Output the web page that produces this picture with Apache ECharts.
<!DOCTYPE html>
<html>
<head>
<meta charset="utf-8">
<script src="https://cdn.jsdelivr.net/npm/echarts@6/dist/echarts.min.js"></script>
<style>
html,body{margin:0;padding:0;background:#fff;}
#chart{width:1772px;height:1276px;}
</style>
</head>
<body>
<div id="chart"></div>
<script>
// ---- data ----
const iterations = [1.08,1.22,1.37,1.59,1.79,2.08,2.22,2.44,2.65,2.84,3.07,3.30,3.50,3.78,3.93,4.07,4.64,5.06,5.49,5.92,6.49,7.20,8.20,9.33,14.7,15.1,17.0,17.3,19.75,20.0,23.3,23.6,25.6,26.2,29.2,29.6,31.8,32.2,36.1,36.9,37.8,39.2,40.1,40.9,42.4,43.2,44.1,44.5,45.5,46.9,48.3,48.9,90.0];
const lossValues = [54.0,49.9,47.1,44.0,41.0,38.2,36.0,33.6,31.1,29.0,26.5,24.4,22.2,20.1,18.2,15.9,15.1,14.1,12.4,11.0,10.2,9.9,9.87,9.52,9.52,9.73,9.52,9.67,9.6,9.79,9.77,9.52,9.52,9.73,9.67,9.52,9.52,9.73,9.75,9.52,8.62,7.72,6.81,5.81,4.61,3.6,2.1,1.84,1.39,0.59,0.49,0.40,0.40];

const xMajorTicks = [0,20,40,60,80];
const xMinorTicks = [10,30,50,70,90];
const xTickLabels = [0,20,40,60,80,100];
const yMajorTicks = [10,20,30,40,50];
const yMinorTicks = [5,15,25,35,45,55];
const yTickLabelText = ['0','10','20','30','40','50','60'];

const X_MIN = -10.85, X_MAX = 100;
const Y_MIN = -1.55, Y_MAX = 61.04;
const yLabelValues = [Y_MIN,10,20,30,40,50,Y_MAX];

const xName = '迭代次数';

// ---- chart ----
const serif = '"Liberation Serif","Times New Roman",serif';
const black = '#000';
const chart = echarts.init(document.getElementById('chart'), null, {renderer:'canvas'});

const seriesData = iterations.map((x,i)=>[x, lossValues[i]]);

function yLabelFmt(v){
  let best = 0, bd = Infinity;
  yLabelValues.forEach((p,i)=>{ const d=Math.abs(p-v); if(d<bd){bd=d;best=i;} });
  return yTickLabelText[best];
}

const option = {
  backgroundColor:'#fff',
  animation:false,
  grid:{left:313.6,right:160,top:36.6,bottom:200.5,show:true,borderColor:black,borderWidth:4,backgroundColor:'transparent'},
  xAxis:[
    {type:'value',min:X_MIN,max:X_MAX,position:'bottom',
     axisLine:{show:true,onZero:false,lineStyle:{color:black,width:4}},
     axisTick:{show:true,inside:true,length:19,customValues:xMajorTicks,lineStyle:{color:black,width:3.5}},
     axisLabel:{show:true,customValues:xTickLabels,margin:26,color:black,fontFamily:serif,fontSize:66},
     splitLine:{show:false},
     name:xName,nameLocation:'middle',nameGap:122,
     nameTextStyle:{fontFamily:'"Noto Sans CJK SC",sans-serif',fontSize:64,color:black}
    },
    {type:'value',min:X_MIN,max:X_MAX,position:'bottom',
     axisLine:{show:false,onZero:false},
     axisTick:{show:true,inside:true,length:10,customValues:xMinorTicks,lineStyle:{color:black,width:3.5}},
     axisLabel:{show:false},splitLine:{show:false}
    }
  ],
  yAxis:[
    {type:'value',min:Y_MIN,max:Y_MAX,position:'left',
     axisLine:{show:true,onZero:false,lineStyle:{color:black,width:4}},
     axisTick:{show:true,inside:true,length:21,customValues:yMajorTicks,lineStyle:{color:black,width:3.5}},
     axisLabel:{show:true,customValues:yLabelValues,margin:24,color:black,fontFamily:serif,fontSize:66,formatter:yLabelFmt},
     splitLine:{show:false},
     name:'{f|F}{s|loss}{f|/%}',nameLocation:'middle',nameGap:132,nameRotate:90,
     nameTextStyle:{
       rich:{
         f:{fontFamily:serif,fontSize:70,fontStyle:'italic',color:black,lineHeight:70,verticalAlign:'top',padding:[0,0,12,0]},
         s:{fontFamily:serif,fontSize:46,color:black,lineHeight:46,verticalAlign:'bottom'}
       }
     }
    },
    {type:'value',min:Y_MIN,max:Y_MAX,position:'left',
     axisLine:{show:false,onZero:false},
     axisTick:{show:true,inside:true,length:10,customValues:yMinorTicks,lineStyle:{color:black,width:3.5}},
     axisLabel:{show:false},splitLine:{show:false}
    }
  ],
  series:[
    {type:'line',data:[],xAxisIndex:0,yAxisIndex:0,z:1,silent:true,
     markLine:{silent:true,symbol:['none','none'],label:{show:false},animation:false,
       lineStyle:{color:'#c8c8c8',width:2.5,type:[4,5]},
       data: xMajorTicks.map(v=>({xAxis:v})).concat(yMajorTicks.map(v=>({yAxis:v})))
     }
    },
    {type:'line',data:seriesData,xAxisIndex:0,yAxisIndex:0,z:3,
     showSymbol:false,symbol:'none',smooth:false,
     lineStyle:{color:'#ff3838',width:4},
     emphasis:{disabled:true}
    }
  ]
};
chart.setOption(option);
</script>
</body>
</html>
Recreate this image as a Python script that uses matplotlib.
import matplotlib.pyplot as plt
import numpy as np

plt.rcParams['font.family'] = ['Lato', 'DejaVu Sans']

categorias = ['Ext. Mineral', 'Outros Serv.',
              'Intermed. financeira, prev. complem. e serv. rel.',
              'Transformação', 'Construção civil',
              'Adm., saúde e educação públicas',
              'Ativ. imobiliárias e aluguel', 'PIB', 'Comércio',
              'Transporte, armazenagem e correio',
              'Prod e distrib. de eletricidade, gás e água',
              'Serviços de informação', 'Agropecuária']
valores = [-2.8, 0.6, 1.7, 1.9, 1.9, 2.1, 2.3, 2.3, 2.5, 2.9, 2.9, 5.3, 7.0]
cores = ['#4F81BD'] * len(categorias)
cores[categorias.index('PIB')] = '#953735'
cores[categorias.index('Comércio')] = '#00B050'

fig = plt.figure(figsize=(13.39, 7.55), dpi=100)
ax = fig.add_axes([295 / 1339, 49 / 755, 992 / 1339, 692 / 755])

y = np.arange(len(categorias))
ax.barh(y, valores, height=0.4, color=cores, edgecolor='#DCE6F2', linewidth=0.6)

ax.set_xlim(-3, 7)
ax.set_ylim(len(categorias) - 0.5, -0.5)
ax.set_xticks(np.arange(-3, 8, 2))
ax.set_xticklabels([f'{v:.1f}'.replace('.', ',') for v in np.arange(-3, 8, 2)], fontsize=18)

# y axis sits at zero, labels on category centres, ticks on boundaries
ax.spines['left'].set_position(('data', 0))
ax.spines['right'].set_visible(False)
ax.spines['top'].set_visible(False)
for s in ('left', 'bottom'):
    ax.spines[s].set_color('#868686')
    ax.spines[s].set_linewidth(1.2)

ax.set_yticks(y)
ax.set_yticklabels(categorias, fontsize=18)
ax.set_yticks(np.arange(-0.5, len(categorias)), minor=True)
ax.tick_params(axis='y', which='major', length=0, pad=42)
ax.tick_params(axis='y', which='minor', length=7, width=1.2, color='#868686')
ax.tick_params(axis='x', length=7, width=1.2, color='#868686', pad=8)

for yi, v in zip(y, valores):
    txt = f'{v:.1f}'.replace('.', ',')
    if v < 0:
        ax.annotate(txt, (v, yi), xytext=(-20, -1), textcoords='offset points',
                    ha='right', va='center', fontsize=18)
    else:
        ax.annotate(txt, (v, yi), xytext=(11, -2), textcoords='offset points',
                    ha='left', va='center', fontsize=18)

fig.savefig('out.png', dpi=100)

==*==

▶ _Task details_:
Retype only what lies between the line bearing "Recreate this image" and the line bearing "8, 2)], fontsize=18)", keeping both of those lines.

▶ _Full response_:
Recreate this image as a Python script that uses matplotlib.
import matplotlib.pyplot as plt
import numpy as np

plt.rcParams['font.family'] = ['Lato', 'DejaVu Sans']

categorias = ['Ext. Mineral', 'Outros Serv.',
              'Intermed. financeira, prev. complem. e serv. rel.',
              'Transformação', 'Construção civil',
              'Adm., saúde e educação públicas',
              'Ativ. imobiliárias e aluguel', 'PIB', 'Comércio',
              'Transporte, armazenagem e correio',
              'Prod e distrib. de eletricidade, gás e água',
              'Serviços de informação', 'Agropecuária']
valores = [-2.8, 0.6, 1.7, 1.9, 1.9, 2.1, 2.3, 2.3, 2.5, 2.9, 2.9, 5.3, 7.0]
cores = ['#4F81BD'] * len(categorias)
cores[categorias.index('PIB')] = '#953735'
cores[categorias.index('Comércio')] = '#00B050'

fig = plt.figure(figsize=(13.39, 7.55), dpi=100)
ax = fig.add_axes([295 / 1339, 49 / 755, 992 / 1339, 692 / 755])

y = np.arange(len(categorias))
ax.barh(y, valores, height=0.4, color=cores, edgecolor='#DCE6F2', linewidth=0.6)

ax.set_xlim(-3, 7)
ax.set_ylim(len(categorias) - 0.5, -0.5)
ax.set_xticks(np.arange(-3, 8, 2))
ax.set_xticklabels([f'{v:.1f}'.replace('.', ',') for v in np.arange(-3, 8, 2)], fontsize=18)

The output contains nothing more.